Das Risk-Management der Versicherungen kann Fahrer dafür sensibilisieren, weniger Schäden zu verursachen. Es kann im Einzelfall aber auch ihre Existenz aufs Spiel setzen.
Seit 18 Jahren arbeitet Peter Vetter (Name geändert) bei einer Spedition aus Nordbayern. Er ist 61 Jahre alt und eher gutmütig, das heißt, er kann schlecht Nein sagen. Nun hat er in einem Jahr zwei hohe Schäden an seinem Lkw gehabt, einen Auffahrunfall im innerstädtischen Stau, der rechtlich noch nicht geklärt ist, und einen Rangierschaden, den er gegenüber FERNFAHRER darauf zurückführt, dass es auf Weisung der Dispo mal wieder schnell schnell gehen musste.
Hektik ist ein großes Übel des Transportwesens. Doch wird sie in den Kursen des Riskmanagements, wie im FERNFAHRER 10/2018 thematisiert, eher selten berücksichtigt. Aber es geht darum, den Fahrer dafür zu sensibilisieren, fortan durch bessere Um- und Vorsicht keine Schäden mehr zu verursachen. Schließlich soll in Zeiten des Fahrermangels eigentlich die Arbeitskraft erhalten bleiben. Und so machte sich Peter keine großen Gedanken, als er sich am Samstagmorgen nur zu einem reinen Gespräch mit dem Riskmanager eines Versicherungsmaklers treffen sollte. Peter war in der Nacht von der Tour gekommen und hatte lediglich drei Stunden im Lkw geschlafen.

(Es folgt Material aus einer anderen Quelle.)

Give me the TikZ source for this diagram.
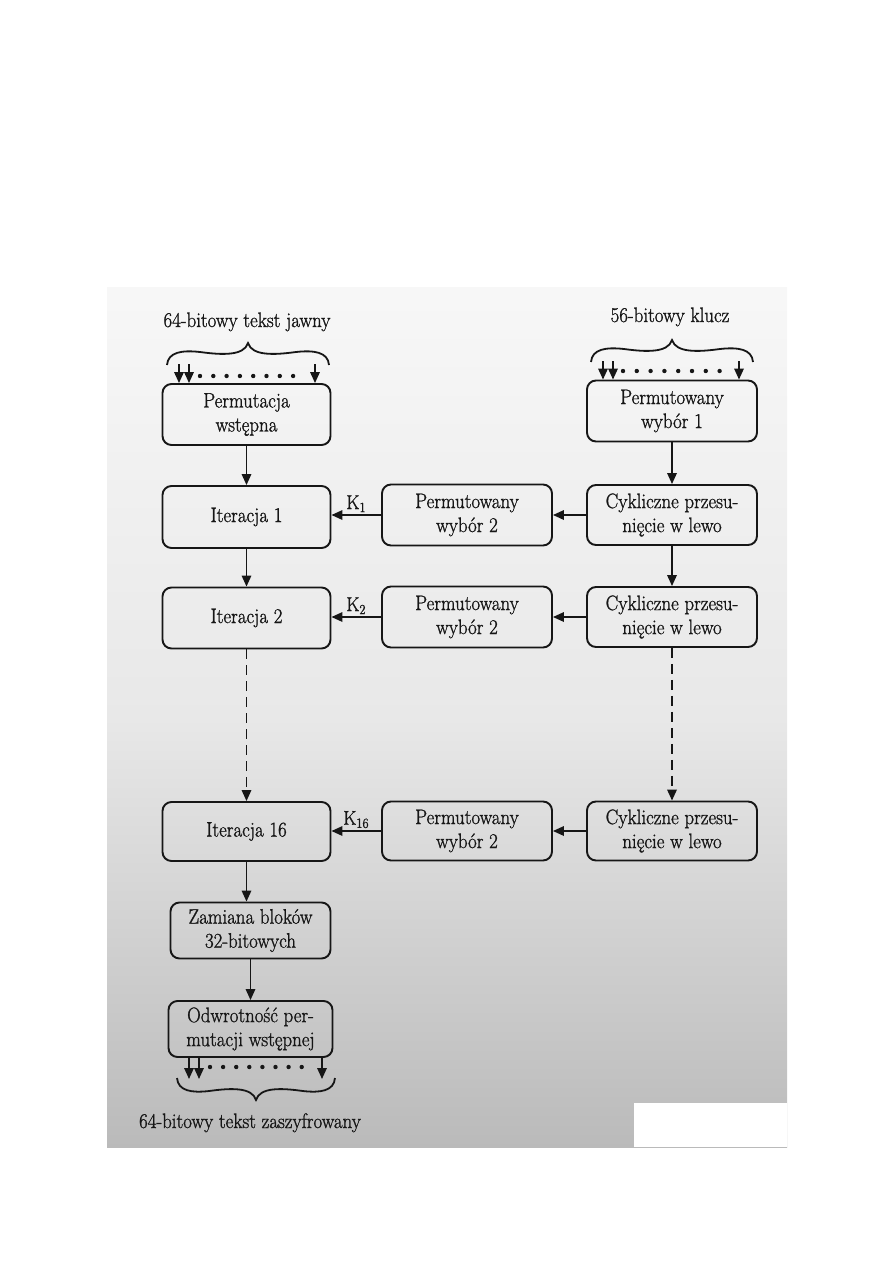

Doch nun sollte er eine nicht angekündigte Beobachtungsfahrt durch das nahe Industriegebiet machen. Er hätte Nein sagen sollen, ja sogar sagen müssen, wenn er sich nicht fit fühlte. Stattdessen legte er unter Beobachtung des beauftragten Fahrlehrers seine Fahrerkarte wieder ein und fuhr eine Runde. Die Bewertung dieser Fahrt war katastrophal. Peter willigte zu allem Übel auch noch ein, dass sein Chef das Protokoll an die Führerscheinstelle weitergeben durfte.
Einwilligung mit Folgen
Nun muss er eine Begutachtungsfahrt mit einem Sachverständigen absolvieren – auf eigene Kosten. Peter, durch den ganzen Vorgang nervlich bereits belastet, fürchtet um seine Existenz, sollte er dadurch den Führerschein verlieren. Zudem steht sein Verdacht im Raum, dass das Unternehmen ihn, den älteren Fahrer, der gerade eine Krebserkrankung überstanden hat, auf diese Weise loswerden will.
Das Problem: „Weigert sich der Fahrer, diese Fahrt zu absolvieren, wird die Behörde die Fahrerlaubnis entziehen, wenn aus Behördensicht Eignungszweifel bestehen können“, sagt Rechtsanwalt Pfitzenmaier. Grundsätzlich gilt: „Wenn ein begründeter Verdacht auf Nichteignung besteht, kann der Unternehmer rein arbeitsrechtlich eine Überprüfung anordnen. Strafrechtlich, aus dem Gesichtspunkt eines Organisationsverschuldens heraus, wird er hierzu zur Vermeidung der eigenen Haftung sogar verpflichtet sein.“
Verweigerung wäre möglich gewesen
Allerdings sollte der Fahrer für eine solche Fahrt wirklich fit sein – sonst kann er sie verweigern. Rein arbeitsrechtlich hat der beauftragte Fahrlehrer keine Weisungsbefugnis, diese Fahrt anzuordnen;- er darf im Rahmen der Fahrbeobachtung etwa die Strecke aussuchen. „Er muss allerdings im gleichen Umfang wie der anordnende Unternehmer sicherstellen, dass der Fahrer nicht gegen die Sozialvorschriften verstößt, und nachfragen, ob der Fahrer sich fit fühlt.“ Der Riskmanager darf danach das Protokoll nur dem Arbeitgeber aushändigen, dieser wiederum darf es an die Führerscheinstelle weitergeben, wenn sich daraus Bedenken hinsichtlich der Fahreignung des Fahrers ergeben.
Die rechtlichen Möglichkeiten des Fahrers gegenüber seinem Arbeitgeber sind beschränkt. Wenn er die Begutachtungsfahrt mit einem Sachverständigen aber ohne Probleme bewältigt und die vorherige Beobachtungsfahrt aus nachweisbarer Willkür des Arbeitgebers erfolgt ist, dann kann er eventuell Schadensersatz, also etwa den Ersatz der Kosten für Maßnahmen der Führerscheinstelle, geltend machen. Nach Redaktionsschluss der gedruckten Ausgabe wurde bekannt, dass Peter Vetter seine Begutachtungsfahrt ohne Probleme bestanden hat.